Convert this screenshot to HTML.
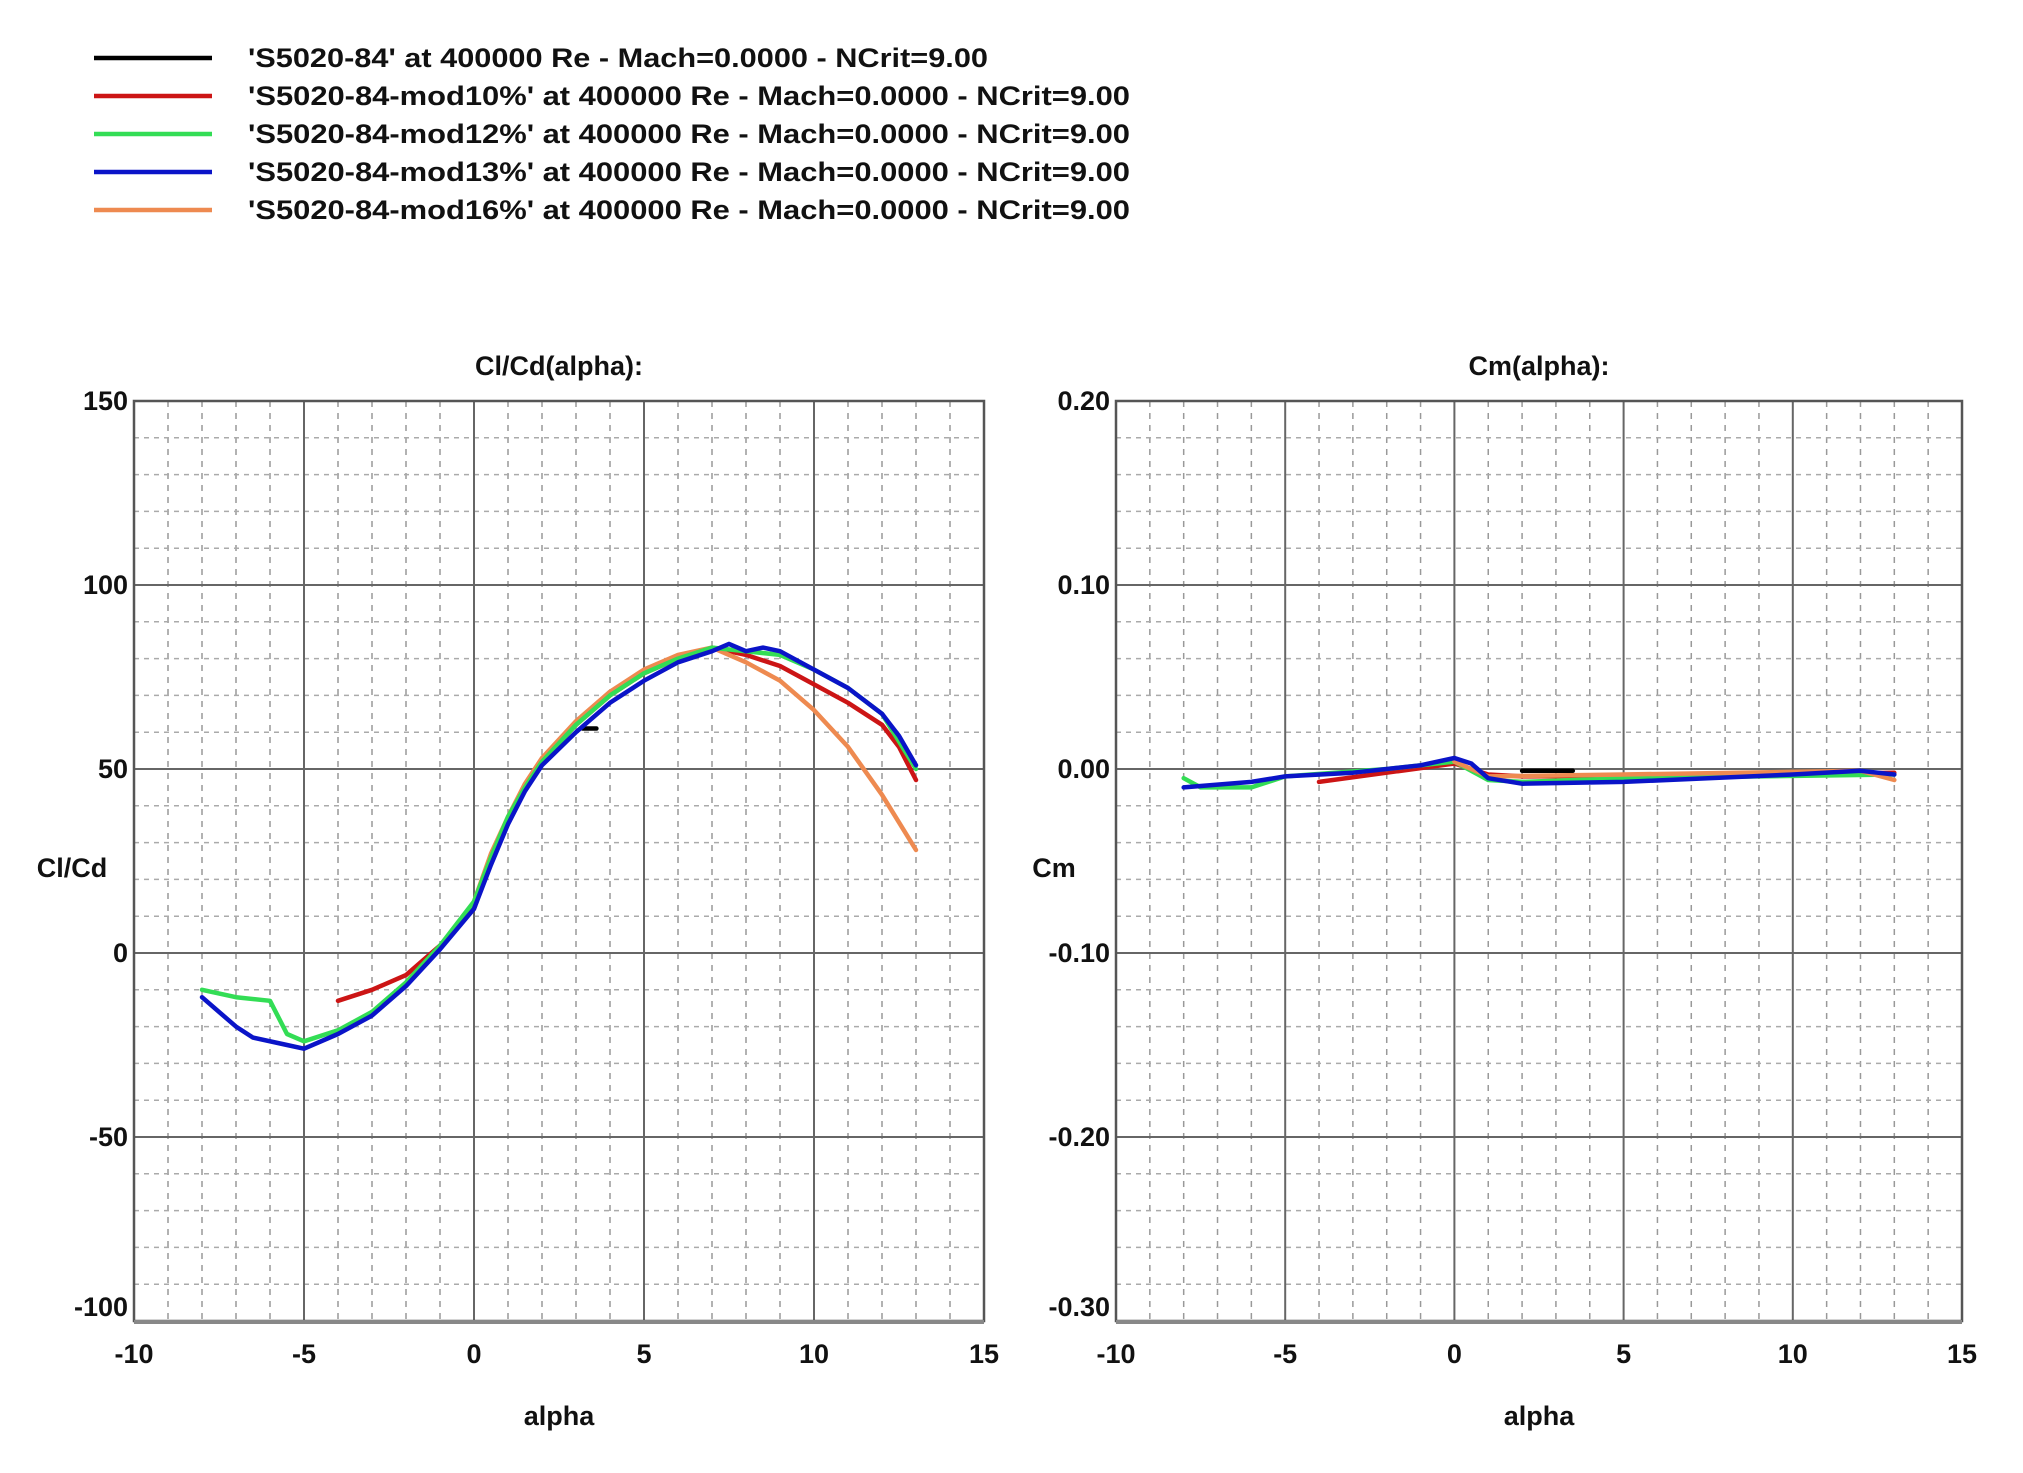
<!DOCTYPE html>
<html><head><meta charset="utf-8"><style>
html,body{margin:0;padding:0;background:#fff;}
svg{display:block;}
text{font-family:"Liberation Sans",Arial,sans-serif;font-weight:bold;fill:#111;}
</style></head><body>
<svg id="s" width="2023" height="1473" viewBox="0 0 2023 1473" xmlns="http://www.w3.org/2000/svg">
<g id="leg">
<line x1="94" y1="58" x2="212" y2="58" stroke="#000" stroke-width="4.5"/>
<line x1="94" y1="96" x2="212" y2="96" stroke="#cc1515" stroke-width="4.5"/>
<line x1="94" y1="134" x2="212" y2="134" stroke="#33dd55" stroke-width="4.5"/>
<line x1="94" y1="172" x2="212" y2="172" stroke="#0a14c8" stroke-width="4.5"/>
<line x1="94" y1="210" x2="212" y2="210" stroke="#ee8a50" stroke-width="4.5"/>
<text x="248" y="67" font-size="27" textLength="740" lengthAdjust="spacingAndGlyphs">'S5020-84' at 400000 Re - Mach=0.0000 - NCrit=9.00</text>
<text x="248" y="105" font-size="27" textLength="882" lengthAdjust="spacingAndGlyphs">'S5020-84-mod10%' at 400000 Re - Mach=0.0000 - NCrit=9.00</text>
<text x="248" y="143" font-size="27" textLength="882" lengthAdjust="spacingAndGlyphs">'S5020-84-mod12%' at 400000 Re - Mach=0.0000 - NCrit=9.00</text>
<text x="248" y="181" font-size="27" textLength="882" lengthAdjust="spacingAndGlyphs">'S5020-84-mod13%' at 400000 Re - Mach=0.0000 - NCrit=9.00</text>
<text x="248" y="219" font-size="27" textLength="882" lengthAdjust="spacingAndGlyphs">'S5020-84-mod16%' at 400000 Re - Mach=0.0000 - NCrit=9.00</text>
</g>
</svg>
<script>
var s=document.getElementById('s'),NS='http://www.w3.org/2000/svg';
function el(t,a,txt){var e=document.createElementNS(NS,t);for(var k in a)e.setAttribute(k,a[k]);if(txt!=null)e.textContent=txt;s.appendChild(e);return e;}
function plot(o){
 var X=function(a){return o.x0+(a+10)*(o.x1-o.x0)/25;};
 var Y=function(v){return o.y0+(o.ymax-v)*(o.y1-o.y0)/(o.ymax-o.ymin);};
 for(var a=-10;a<=15;a++){if(a%5)el('line',{x1:X(a),y1:o.y0,x2:X(a),y2:o.y1,stroke:'#999','stroke-width':1.5,'stroke-dasharray':'6,6'});}
 var n=25;for(var i=0;i<=n;i++){var v=o.ymin+i*(o.ymax-o.ymin)/n;if(i%5)el('line',{x1:o.x0,y1:Y(v),x2:o.x1,y2:Y(v),stroke:'#aaa','stroke-width':1.5,'stroke-dasharray':'5,5'});}
 for(var a=-10;a<=15;a+=5){el('line',{x1:X(a),y1:o.y0,x2:X(a),y2:o.y1,stroke:'#666','stroke-width':2});
  el('text',{x:X(a),y:o.y1+42,'font-size':27,'text-anchor':'middle'},String(a));}
 for(var i=0;i<=5;i++){var v=o.ymin+i*(o.ymax-o.ymin)/5;el('line',{x1:o.x0,y1:Y(v),x2:o.x1,y2:Y(v),stroke:'#666','stroke-width':2});
  el('text',{x:o.x0-6,y:Y(v)+(i==0?-5:9),'font-size':27,'text-anchor':'end'},o.fmt(v));}
 el('rect',{x:o.x0,y:o.y0,width:o.x1-o.x0,height:o.y1-o.y0,fill:'none',stroke:'#555','stroke-width':2.5});
 el('line',{x1:o.x0,y1:o.y1+1,x2:o.x1,y2:o.y1+1,stroke:'#888','stroke-width':4});
 el('text',{x:(o.x0+o.x1)/2,y:375,'font-size':27,'text-anchor':'middle'},o.title);
 el('text',{x:(o.x0+o.x1)/2,y:1425,'font-size':27,'text-anchor':'middle'},'alpha');
 el('text',{x:o.lx,y:877,'font-size':27,'text-anchor':'middle'},o.ylab);
 o.series.forEach(function(sr){var d=sr.p.map(function(p,i){return (i?'L':'M')+X(p[0]).toFixed(1)+','+Y(p[1]).toFixed(1);}).join('');
  el('path',{d:d,fill:'none',stroke:sr.c,'stroke-width':4.5,'stroke-linejoin':'round','stroke-linecap':'round'});});
}
var C={k:'#000',r:'#cc1515',g:'#33dd55',b:'#0a14c8',o:'#ee8a50'};
var mid=[[0,12],[0.5,25],[1,36],[1.5,45],[2,52],[3,62],[4,70],[5,76],[6,80],[7,83]];
plot({x0:134,x1:984,y0:401,y1:1321,ymin:-100,ymax:150,fmt:function(v){return Math.round(v)+'';},title:'Cl/Cd(alpha):',ylab:'Cl/Cd',lx:72,
series:[
 {c:C.k,p:[[3.2,61],[3.6,61]]},
 {c:C.r,p:[[-4,-13],[-3,-10],[-2,-6],[-1,2]].concat(mid,[[8,81],[9,78],[10,73],[11,68],[12,62],[12.5,56],[13,47]])},
 {c:C.o,p:[[0,14],[0.5,27],[1,37],[1.5,46],[2,53],[3,63],[4,71],[5,77],[6,81],[7,83],[8,79],[9,74],[10,66],[11,56],[12,43],[13,28]]},
 {c:C.g,p:[[-8,-10],[-7,-12],[-6,-13],[-5.5,-22],[-5,-24],[-4,-21],[-3,-16],[-2,-8],[-1,2],[0,14],[0.5,26],[1,37],[1.5,45],[2,52],[3,62],[4,70],[5,76],[6,80],[7,83],[8,82],[9,81],[10,77],[11,72],[12,65],[13,50]]},
 {c:C.b,p:[[-8,-12],[-7,-20],[-6.5,-23],[-5.5,-25],[-5,-26],[-4,-22],[-3,-17],[-2,-9],[-1,1],[0,12],[0.5,24],[1,35],[1.5,44],[2,51],[3,60],[4,68],[5,74],[6,79],[7,82],[7.5,84],[8,82],[8.5,83],[9,82],[10,77],[11,72],[12,65],[12.5,59],[13,51]]}
]});
plot({x0:1116,x1:1962,y0:401,y1:1321,ymin:-0.3,ymax:0.2,fmt:function(v){return v.toFixed(2);},title:'Cm(alpha):',ylab:'Cm',lx:1054,
series:[
 {c:C.k,p:[[2,-0.001],[3.5,-0.001]]},
 {c:C.r,p:[[-4,-0.007],[-2,-0.002],[0,0.003],[1,-0.003],[2,-0.004],[10,-0.003],[13,-0.002]]},
 {c:C.g,p:[[-8,-0.005],[-7.5,-0.010],[-6,-0.010],[-5,-0.004],[-2,0],[0,0.004],[1,-0.006],[2,-0.007],[5,-0.005],[13,-0.003]]},
 {c:C.o,p:[[0,0.004],[1,-0.004],[5,-0.003],[12,-0.001],[13,-0.006]]},
 {c:C.b,p:[[-8,-0.010],[-6,-0.007],[-5,-0.004],[-3,-0.002],[-1,0.002],[0,0.006],[0.5,0.003],[1,-0.005],[2,-0.008],[5,-0.007],[10,-0.003],[12,-0.001],[13,-0.003]]}
]});
</script>
</body></html>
-*-*-
## Stated exercise
Copy the listing exactly. Any image in it stays out of the copy.

## Answer below
Convert this screenshot to HTML.
<!DOCTYPE html>
<html><head><meta charset="utf-8"><style>
html,body{margin:0;padding:0;background:#fff;}
svg{display:block;}
text{font-family:"Liberation Sans",Arial,sans-serif;font-weight:bold;fill:#111;}
</style></head><body>
<svg id="s" width="2023" height="1473" viewBox="0 0 2023 1473" xmlns="http://www.w3.org/2000/svg">
<g id="leg">
<line x1="94" y1="58" x2="212" y2="58" stroke="#000" stroke-width="4.5"/>
<line x1="94" y1="96" x2="212" y2="96" stroke="#cc1515" stroke-width="4.5"/>
<line x1="94" y1="134" x2="212" y2="134" stroke="#33dd55" stroke-width="4.5"/>
<line x1="94" y1="172" x2="212" y2="172" stroke="#0a14c8" stroke-width="4.5"/>
<line x1="94" y1="210" x2="212" y2="210" stroke="#ee8a50" stroke-width="4.5"/>
<text x="248" y="67" font-size="27" textLength="740" lengthAdjust="spacingAndGlyphs">'S5020-84' at 400000 Re - Mach=0.0000 - NCrit=9.00</text>
<text x="248" y="105" font-size="27" textLength="882" lengthAdjust="spacingAndGlyphs">'S5020-84-mod10%' at 400000 Re - Mach=0.0000 - NCrit=9.00</text>
<text x="248" y="143" font-size="27" textLength="882" lengthAdjust="spacingAndGlyphs">'S5020-84-mod12%' at 400000 Re - Mach=0.0000 - NCrit=9.00</text>
<text x="248" y="181" font-size="27" textLength="882" lengthAdjust="spacingAndGlyphs">'S5020-84-mod13%' at 400000 Re - Mach=0.0000 - NCrit=9.00</text>
<text x="248" y="219" font-size="27" textLength="882" lengthAdjust="spacingAndGlyphs">'S5020-84-mod16%' at 400000 Re - Mach=0.0000 - NCrit=9.00</text>
</g>
</svg>
<script>
var s=document.getElementById('s'),NS='http://www.w3.org/2000/svg';
function el(t,a,txt){var e=document.createElementNS(NS,t);for(var k in a)e.setAttribute(k,a[k]);if(txt!=null)e.textContent=txt;s.appendChild(e);return e;}
function plot(o){
 var X=function(a){return o.x0+(a+10)*(o.x1-o.x0)/25;};
 var Y=function(v){return o.y0+(o.ymax-v)*(o.y1-o.y0)/(o.ymax-o.ymin);};
 for(var a=-10;a<=15;a++){if(a%5)el('line',{x1:X(a),y1:o.y0,x2:X(a),y2:o.y1,stroke:'#999','stroke-width':1.5,'stroke-dasharray':'6,6'});}
 var n=25;for(var i=0;i<=n;i++){var v=o.ymin+i*(o.ymax-o.ymin)/n;if(i%5)el('line',{x1:o.x0,y1:Y(v),x2:o.x1,y2:Y(v),stroke:'#aaa','stroke-width':1.5,'stroke-dasharray':'5,5'});}
 for(var a=-10;a<=15;a+=5){el('line',{x1:X(a),y1:o.y0,x2:X(a),y2:o.y1,stroke:'#666','stroke-width':2});
  el('text',{x:X(a),y:o.y1+42,'font-size':27,'text-anchor':'middle'},String(a));}
 for(var i=0;i<=5;i++){var v=o.ymin+i*(o.ymax-o.ymin)/5;el('line',{x1:o.x0,y1:Y(v),x2:o.x1,y2:Y(v),stroke:'#666','stroke-width':2});
  el('text',{x:o.x0-6,y:Y(v)+(i==0?-5:9),'font-size':27,'text-anchor':'end'},o.fmt(v));}
 el('rect',{x:o.x0,y:o.y0,width:o.x1-o.x0,height:o.y1-o.y0,fill:'none',stroke:'#555','stroke-width':2.5});
 el('line',{x1:o.x0,y1:o.y1+1,x2:o.x1,y2:o.y1+1,stroke:'#888','stroke-width':4});
 el('text',{x:(o.x0+o.x1)/2,y:375,'font-size':27,'text-anchor':'middle'},o.title);
 el('text',{x:(o.x0+o.x1)/2,y:1425,'font-size':27,'text-anchor':'middle'},'alpha');
 el('text',{x:o.lx,y:877,'font-size':27,'text-anchor':'middle'},o.ylab);
 o.series.forEach(function(sr){var d=sr.p.map(function(p,i){return (i?'L':'M')+X(p[0]).toFixed(1)+','+Y(p[1]).toFixed(1);}).join('');
  el('path',{d:d,fill:'none',stroke:sr.c,'stroke-width':4.5,'stroke-linejoin':'round','stroke-linecap':'round'});});
}
var C={k:'#000',r:'#cc1515',g:'#33dd55',b:'#0a14c8',o:'#ee8a50'};
var mid=[[0,12],[0.5,25],[1,36],[1.5,45],[2,52],[3,62],[4,70],[5,76],[6,80],[7,83]];
plot({x0:134,x1:984,y0:401,y1:1321,ymin:-100,ymax:150,fmt:function(v){return Math.round(v)+'';},title:'Cl/Cd(alpha):',ylab:'Cl/Cd',lx:72,
series:[
 {c:C.k,p:[[3.2,61],[3.6,61]]},
 {c:C.r,p:[[-4,-13],[-3,-10],[-2,-6],[-1,2]].concat(mid,[[8,81],[9,78],[10,73],[11,68],[12,62],[12.5,56],[13,47]])},
 {c:C.o,p:[[0,14],[0.5,27],[1,37],[1.5,46],[2,53],[3,63],[4,71],[5,77],[6,81],[7,83],[8,79],[9,74],[10,66],[11,56],[12,43],[13,28]]},
 {c:C.g,p:[[-8,-10],[-7,-12],[-6,-13],[-5.5,-22],[-5,-24],[-4,-21],[-3,-16],[-2,-8],[-1,2],[0,14],[0.5,26],[1,37],[1.5,45],[2,52],[3,62],[4,70],[5,76],[6,80],[7,83],[8,82],[9,81],[10,77],[11,72],[12,65],[13,50]]},
 {c:C.b,p:[[-8,-12],[-7,-20],[-6.5,-23],[-5.5,-25],[-5,-26],[-4,-22],[-3,-17],[-2,-9],[-1,1],[0,12],[0.5,24],[1,35],[1.5,44],[2,51],[3,60],[4,68],[5,74],[6,79],[7,82],[7.5,84],[8,82],[8.5,83],[9,82],[10,77],[11,72],[12,65],[12.5,59],[13,51]]}
]});
plot({x0:1116,x1:1962,y0:401,y1:1321,ymin:-0.3,ymax:0.2,fmt:function(v){return v.toFixed(2);},title:'Cm(alpha):',ylab:'Cm',lx:1054,
series:[
 {c:C.k,p:[[2,-0.001],[3.5,-0.001]]},
 {c:C.r,p:[[-4,-0.007],[-2,-0.002],[0,0.003],[1,-0.003],[2,-0.004],[10,-0.003],[13,-0.002]]},
 {c:C.g,p:[[-8,-0.005],[-7.5,-0.010],[-6,-0.010],[-5,-0.004],[-2,0],[0,0.004],[1,-0.006],[2,-0.007],[5,-0.005],[13,-0.003]]},
 {c:C.o,p:[[0,0.004],[1,-0.004],[5,-0.003],[12,-0.001],[13,-0.006]]},
 {c:C.b,p:[[-8,-0.010],[-6,-0.007],[-5,-0.004],[-3,-0.002],[-1,0.002],[0,0.006],[0.5,0.003],[1,-0.005],[2,-0.008],[5,-0.007],[10,-0.003],[12,-0.001],[13,-0.003]]}
]});
</script>
</body></html>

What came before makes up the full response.